— Exercise —
Copy the lines below as they are; omit the images they contain.

— Given information —
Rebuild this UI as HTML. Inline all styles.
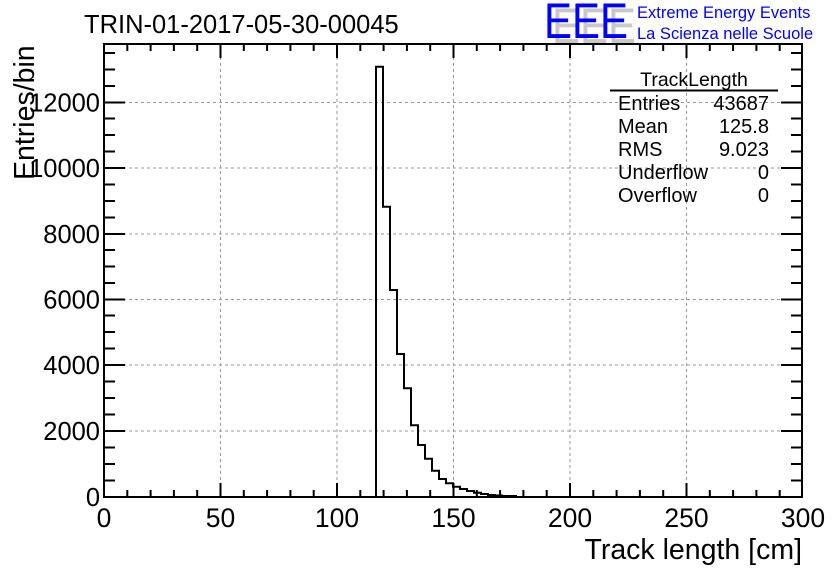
<!DOCTYPE html>
<html><head><meta charset="utf-8"><style>
body{margin:0;background:#fff}
svg{display:block;font-family:"Liberation Sans",Arial,sans-serif}
</style></head><body>
<svg width="836" height="572" viewBox="0 0 836 572">
<rect width="836" height="572" fill="#fff"/>
<g stroke="#999" stroke-width="1" stroke-dasharray="3,3">
<line x1="220.5" y1="45" x2="220.5" y2="496"/>
<line x1="337" y1="45" x2="337" y2="496"/>
<line x1="453.5" y1="45" x2="453.5" y2="496"/>
<line x1="570" y1="45" x2="570" y2="496"/>
<line x1="686.5" y1="45" x2="686.5" y2="496"/>
<line x1="105" y1="431" x2="802" y2="431"/>
<line x1="105" y1="365" x2="802" y2="365"/>
<line x1="105" y1="299.5" x2="802" y2="299.5"/>
<line x1="105" y1="234" x2="802" y2="234"/>
<line x1="105" y1="168" x2="802" y2="168"/>
<line x1="105" y1="102.5" x2="802" y2="102.5"/>
</g>
<path fill="none" stroke="#000" stroke-width="2" d="M376,497 V66.7 H383 V206.7 H390 V290 H397 V354 H404 V388.3 H411 V425.3 H418 V445 H425 V458.7 H432 V470.7 H439 V479 H446 V483.3 H453 V486.7 H460 V489 H467 V491 H474 V492.7 H481 V494 H488 V495 H495 V495.5 H502 V496 H516 V497"/>
<rect x="104" y="44" width="698" height="453" fill="none" stroke="#000" stroke-width="2"/>
<g font-size="26.5" fill="#000" text-anchor="middle">
<text x="104" y="527">0</text><text x="220.5" y="527">50</text><text x="337" y="527">100</text><text x="453.5" y="527">150</text><text x="570" y="527">200</text><text x="686.5" y="527">250</text><text x="803" y="527">300</text>
</g>
<g font-size="25.5" fill="#000" text-anchor="end">
<text x="100" y="506">0</text><text x="100" y="440">2000</text><text x="100" y="374">4000</text><text x="100" y="308.5">6000</text><text x="100" y="243">8000</text><text x="100" y="177">10000</text><text x="100" y="111.5">12000</text>
</g>
<text x="802" y="559" font-size="28.5" text-anchor="end">Track length [cm]</text>
<text transform="translate(34,180) rotate(-90)" font-size="28.5">Entries/bin</text>
<text x="84" y="33" font-size="25.5">TRIN-01-2017-05-30-00045</text>
<g font-size="50">
<text x="552" y="43" fill="#c8c8c8" textLength="84" lengthAdjust="spacingAndGlyphs">EEE</text>
<text x="544" y="38" fill="#0000ff" textLength="84" lengthAdjust="spacingAndGlyphs">EEE</text>
</g>
<text x="637" y="18" font-size="16.5" fill="#0000ff">Extreme Energy Events</text>
<text x="637" y="39" font-size="16.5" fill="#0000ff">La Scienza nelle Scuole</text>
<text x="694" y="86" font-size="19.5" text-anchor="middle">TrackLength</text>
<line x1="610" y1="90.5" x2="778" y2="90.5" stroke="#000" stroke-width="2"/>
<g font-size="20">
<text x="618" y="110">Entries</text><text x="618" y="133">Mean</text><text x="618" y="156">RMS</text><text x="618" y="179">Underflow</text><text x="618" y="202">Overflow</text>
</g>
<g font-size="20" text-anchor="end">
<text x="769" y="110">43687</text><text x="769" y="133">125.8</text><text x="769" y="156">9.023</text><text x="769" y="179">0</text><text x="769" y="202">0</text>
</g>
<path stroke="#000" stroke-width="2" fill="none" d="
M104,497v-14M127.3,497v-7M150.6,497v-7M173.9,497v-7M197.2,497v-7M220.5,497v-14M243.8,497v-7M267.1,497v-7M290.4,497v-7M313.7,497v-7M337,497v-14M360.3,497v-7M383.6,497v-7M406.9,497v-7M430.2,497v-7M453.5,497v-14M476.8,497v-7M500.1,497v-7M523.4,497v-7M546.7,497v-7M570,497v-14M593.3,497v-7M616.6,497v-7M639.9,497v-7M663.2,497v-7M686.5,497v-14M709.8,497v-7M733.1,497v-7M756.4,497v-7M779.7,497v-7
M104,44v14M127.3,44v7M150.6,44v7M173.9,44v7M197.2,44v7M220.5,44v14M243.8,44v7M267.1,44v7M290.4,44v7M313.7,44v7M337,44v14M360.3,44v7M383.6,44v7M406.9,44v7M430.2,44v7M453.5,44v14M476.8,44v7M500.1,44v7M523.4,44v7M546.7,44v7M570,44v14M593.3,44v7M616.6,44v7M639.9,44v7M663.2,44v7M686.5,44v14M709.8,44v7M733.1,44v7M756.4,44v7M779.7,44v7
M104,497h21M104,480.5h11M104,464h11M104,447.5h11M104,431h21M104,414.5h11M104,398h11M104,381.5h11M104,365h21M104,348.5h11M104,332h11M104,315.5h11M104,299.5h21M104,283h11M104,266.5h11M104,250h11M104,234h21M104,217.5h11M104,201h11M104,184.5h11M104,168h21M104,151.5h11M104,135h11M104,118.5h11M104,102.5h21M104,86h11M104,69.5h11M104,53h11
M802,497h-21M802,480.5h-11M802,464h-11M802,447.5h-11M802,431h-21M802,414.5h-11M802,398h-11M802,381.5h-11M802,365h-21M802,348.5h-11M802,332h-11M802,315.5h-11M802,299.5h-21M802,283h-11M802,266.5h-11M802,250h-11M802,234h-21M802,217.5h-11M802,201h-11M802,184.5h-11M802,168h-21M802,151.5h-11M802,135h-11M802,118.5h-11M802,102.5h-21M802,86h-11M802,69.5h-11M802,53h-11"/>
</svg>
</body></html>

— Result of this task —
Rebuild this UI as HTML. Inline all styles.
<!DOCTYPE html>
<html><head><meta charset="utf-8"><style>
body{margin:0;background:#fff}
svg{display:block;font-family:"Liberation Sans",Arial,sans-serif}
</style></head><body>
<svg width="836" height="572" viewBox="0 0 836 572">
<rect width="836" height="572" fill="#fff"/>
<g stroke="#999" stroke-width="1" stroke-dasharray="3,3">
<line x1="220.5" y1="45" x2="220.5" y2="496"/>
<line x1="337" y1="45" x2="337" y2="496"/>
<line x1="453.5" y1="45" x2="453.5" y2="496"/>
<line x1="570" y1="45" x2="570" y2="496"/>
<line x1="686.5" y1="45" x2="686.5" y2="496"/>
<line x1="105" y1="431" x2="802" y2="431"/>
<line x1="105" y1="365" x2="802" y2="365"/>
<line x1="105" y1="299.5" x2="802" y2="299.5"/>
<line x1="105" y1="234" x2="802" y2="234"/>
<line x1="105" y1="168" x2="802" y2="168"/>
<line x1="105" y1="102.5" x2="802" y2="102.5"/>
</g>
<path fill="none" stroke="#000" stroke-width="2" d="M376,497 V66.7 H383 V206.7 H390 V290 H397 V354 H404 V388.3 H411 V425.3 H418 V445 H425 V458.7 H432 V470.7 H439 V479 H446 V483.3 H453 V486.7 H460 V489 H467 V491 H474 V492.7 H481 V494 H488 V495 H495 V495.5 H502 V496 H516 V497"/>
<rect x="104" y="44" width="698" height="453" fill="none" stroke="#000" stroke-width="2"/>
<g font-size="26.5" fill="#000" text-anchor="middle">
<text x="104" y="527">0</text><text x="220.5" y="527">50</text><text x="337" y="527">100</text><text x="453.5" y="527">150</text><text x="570" y="527">200</text><text x="686.5" y="527">250</text><text x="803" y="527">300</text>
</g>
<g font-size="25.5" fill="#000" text-anchor="end">
<text x="100" y="506">0</text><text x="100" y="440">2000</text><text x="100" y="374">4000</text><text x="100" y="308.5">6000</text><text x="100" y="243">8000</text><text x="100" y="177">10000</text><text x="100" y="111.5">12000</text>
</g>
<text x="802" y="559" font-size="28.5" text-anchor="end">Track length [cm]</text>
<text transform="translate(34,180) rotate(-90)" font-size="28.5">Entries/bin</text>
<text x="84" y="33" font-size="25.5">TRIN-01-2017-05-30-00045</text>
<g font-size="50">
<text x="552" y="43" fill="#c8c8c8" textLength="84" lengthAdjust="spacingAndGlyphs">EEE</text>
<text x="544" y="38" fill="#0000ff" textLength="84" lengthAdjust="spacingAndGlyphs">EEE</text>
</g>
<text x="637" y="18" font-size="16.5" fill="#0000ff">Extreme Energy Events</text>
<text x="637" y="39" font-size="16.5" fill="#0000ff">La Scienza nelle Scuole</text>
<text x="694" y="86" font-size="19.5" text-anchor="middle">TrackLength</text>
<line x1="610" y1="90.5" x2="778" y2="90.5" stroke="#000" stroke-width="2"/>
<g font-size="20">
<text x="618" y="110">Entries</text><text x="618" y="133">Mean</text><text x="618" y="156">RMS</text><text x="618" y="179">Underflow</text><text x="618" y="202">Overflow</text>
</g>
<g font-size="20" text-anchor="end">
<text x="769" y="110">43687</text><text x="769" y="133">125.8</text><text x="769" y="156">9.023</text><text x="769" y="179">0</text><text x="769" y="202">0</text>
</g>
<path stroke="#000" stroke-width="2" fill="none" d="
M104,497v-14M127.3,497v-7M150.6,497v-7M173.9,497v-7M197.2,497v-7M220.5,497v-14M243.8,497v-7M267.1,497v-7M290.4,497v-7M313.7,497v-7M337,497v-14M360.3,497v-7M383.6,497v-7M406.9,497v-7M430.2,497v-7M453.5,497v-14M476.8,497v-7M500.1,497v-7M523.4,497v-7M546.7,497v-7M570,497v-14M593.3,497v-7M616.6,497v-7M639.9,497v-7M663.2,497v-7M686.5,497v-14M709.8,497v-7M733.1,497v-7M756.4,497v-7M779.7,497v-7
M104,44v14M127.3,44v7M150.6,44v7M173.9,44v7M197.2,44v7M220.5,44v14M243.8,44v7M267.1,44v7M290.4,44v7M313.7,44v7M337,44v14M360.3,44v7M383.6,44v7M406.9,44v7M430.2,44v7M453.5,44v14M476.8,44v7M500.1,44v7M523.4,44v7M546.7,44v7M570,44v14M593.3,44v7M616.6,44v7M639.9,44v7M663.2,44v7M686.5,44v14M709.8,44v7M733.1,44v7M756.4,44v7M779.7,44v7
M104,497h21M104,480.5h11M104,464h11M104,447.5h11M104,431h21M104,414.5h11M104,398h11M104,381.5h11M104,365h21M104,348.5h11M104,332h11M104,315.5h11M104,299.5h21M104,283h11M104,266.5h11M104,250h11M104,234h21M104,217.5h11M104,201h11M104,184.5h11M104,168h21M104,151.5h11M104,135h11M104,118.5h11M104,102.5h21M104,86h11M104,69.5h11M104,53h11
M802,497h-21M802,480.5h-11M802,464h-11M802,447.5h-11M802,431h-21M802,414.5h-11M802,398h-11M802,381.5h-11M802,365h-21M802,348.5h-11M802,332h-11M802,315.5h-11M802,299.5h-21M802,283h-11M802,266.5h-11M802,250h-11M802,234h-21M802,217.5h-11M802,201h-11M802,184.5h-11M802,168h-21M802,151.5h-11M802,135h-11M802,118.5h-11M802,102.5h-21M802,86h-11M802,69.5h-11M802,53h-11"/>
</svg>
</body></html>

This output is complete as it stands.